What the video fails to highlight is what I have just highlighted. It is also disingenuous for Invisible Children to suggest to us, the gullible public, to toe the line without knowing the facts. The video shows the creator of the documentary Jason Russell talking about his son. When the video was shown in Uganda, it was met with anger, “who is this white man”? to “… the makers of this video want to make money, that is all they want.” They were also met with stones. The merchandise is another issue, how can you have a picture of a known killer/rapist adorning t-shirts worn by the very victims he has ruined? Jason Russell wants to make Kony ‘famous’, another commentator asked if Bin-Laden was plastered all over t-shirts would it not cause a stir? Or even Hitler? No doubt the victims of Kony and the LRA, the overwhelming majority of whom don’t even have an internet connection let alone a PC, will be forgiven for not appreciating Kony ridden t-shirts, and furthermore, will feel patronised that this video has turned Joseph Kony into some kind of pop art icon. When the world knows about a crisis that has come about, does that alone solve the problem?
The video also fails to highlight, much like the Lubanga case, that once the big fish has been caught, what about all the other players? The other actors in the crisis that the LRA has caused? Kony is not alone in the killings and massacres that have taken place. When Bashar Al-Assad kills children in Syria, the world knows he is not alone in committing these murders. And I don’t think that sending advisers to help the Ugandan army is of much help especially if after eight years they have still not caught him. The coalition forces took less time to capture Saddam Hussein. In fact in 2009, with the help of the US, Operation Lightening Thunder was executed with the Ugandan Army to inflict a final military defeat which was not fully successful, except that children were repatriated back to their grieving families and the LRA along with Kony high tailed it back into the jungle.
What the video does achieve is to oversimplify a very complex issue. The LRA has been active in four different countries, from Northern Uganda to South Sudan to the Central African Republic to the DRC. Here, they started an armed resistance group against the Ugandan government which they felt marginalized them at the expense of Southern Ugandan ethnic groups, as they themselves are Acholi. Their ideology is a mixture of Mysticism, Acholi nationalism and Christian fundamentalism and claims to work towards the establishment of a theocratic state based upon the Ten Commandments. Kony also advocates his fighters to draw a cross on their chest with oil, to safeguard themselves from bullets.
Yet to achieve their theocratic state they were then left to brutalize the population in neighbouring countries, mutilating, raping, murdering and even some reported cases of forced cannibalism. The DRC and the CAR are rich in natural resources that greedy psychotic people will want to get their hands on. These installations or mines will always be protected by those on whom it depends: once again us the gullible public that needs diamonds for rings, gold for jewellery and minerals to make mobile phones. So the child soldiers who have been separated from their families guard these installations while the big fish rape the girls and get rich off the proceeds that the child miners excavate with crude tools in unsafe holes 100m deep.
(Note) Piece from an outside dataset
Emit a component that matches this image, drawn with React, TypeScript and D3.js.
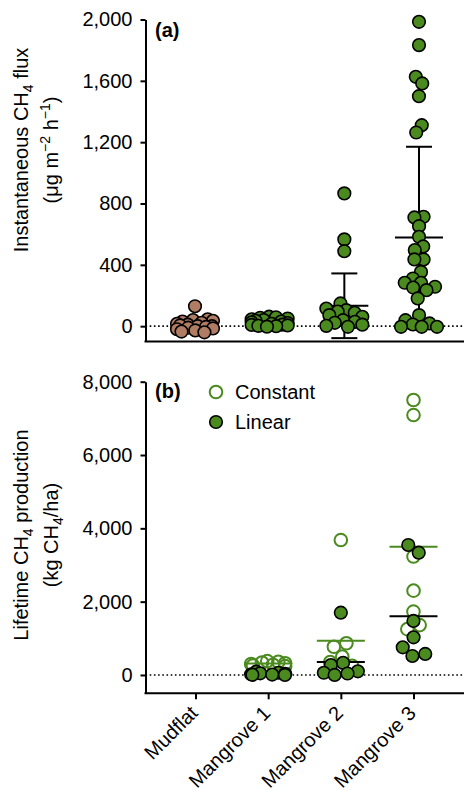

So what about the role of NGO’s like Invisible Children in this crisis and most important of all, their agenda? Well politics aside, it is election year in the US, I’m sure Obama could use a tool like this. He is only just starting to, at least cosmetically, court the Israelis to garner the Jewish vote. Invisible Children also claim that this video is aimed or marketed at only their own constituents and not anyone else, who are their constituents exactly? Don’t the victims have a say in this as well. They used the example of the Arab uprisings in the beginning of the video which left me confused, are they asking the people of Uganda to rise up, and to rise up against who? Can’t be the Ugandan army, which also uses child soldiers from the age of thirteen. I wonder if Invisible Children were aware of that?
I would also like to question the role of NGO’s in responding to humanitarian crises around the world; the ‘Save Darfur’ campaign called for UN intervention against the Sudanese army but critics said that intervention could have worsened the crisis, or the aftermath of the Haiti earthquake, where NGO’s were heavily criticised for their poor response to the plight of the Haitian people. You can no longer purchase the Action Kit, due to overwhelming response, that was promoted in the video. They have made a lot of money from this campaign if the 100m people who watched the video also purchased the Action Kit that could have been $300m for Invisible Children. You are asked to click and share the video, but what does that do short of turning us into slacktivists or clicktivists? I shudder at the thought that this could have some sort of impact. Whilst Syrians are dying by the hundreds every day calling for change and children in Africa are dying calling for food don’t they deserve a campaign? Does a street kid in Mumbai or a barrios child in the Rio Favelas not deserve a campaign, or do they still remain invisible? War is a terrible thing, but it does lead to peace. I can only hope and ask the invisible people of this world to forgive me for being just too damn lazy.